RichardStallman explains how the
MitAiLab kept an anarchic multiuser system and thus prevented destruction of their computer facilities. They would even smash down locked doors to "free" terminals. This attitude carried him forward into the
GnuProject, which he also discusses.
Excerpt:
- On ITS we evolved other means of discouraging people from doing those things by accident, but on Twenex you didn't have them because they assumed that there was going to be be strict security in effect and only the bosses were going to have the power to do them. So they didn't put in any other mechanism to make it hard to do by accident.
- ...That machine wasn't designed also to support the phenomenon called "tourism". Now "tourism" is a very old tradition at the AI lab, that went along with our other forms of anarchy, and that was that we'd let outsiders come and use the machine.

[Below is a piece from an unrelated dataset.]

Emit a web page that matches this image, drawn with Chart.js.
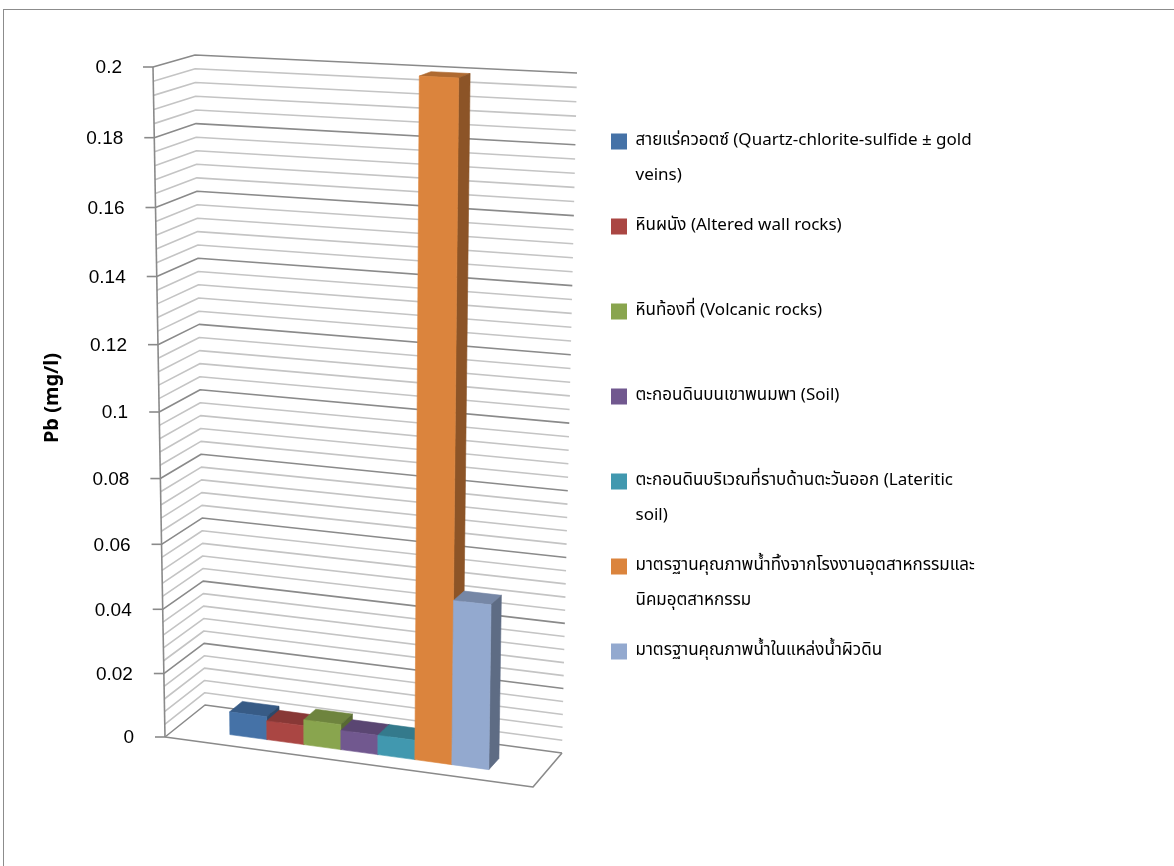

- ...The ITS machines had certain ... features that helped prevent this from getting out of hand, one of these was the "spy" feature, where anybody could watch what anyone else was doing. And of course tourists loved to spy, they think it's such a neat thing, it's a little bit naughty you see, but the result is that if any tourist starts doing anything that causes trouble there's always somebody else watching him. So pretty soon his friends would get very mad because they would know that the continued existence of tourism depended on tourists being responsible. So usually there would be somebody who would know who the guy was, and we'd be able to let him leave us alone. And if we couldn't, then what we would do was we would turn off access from certain places completely, for a while, and when we turned it back on, he would have gone away and forgotten about us. And so it went on for years and years and years.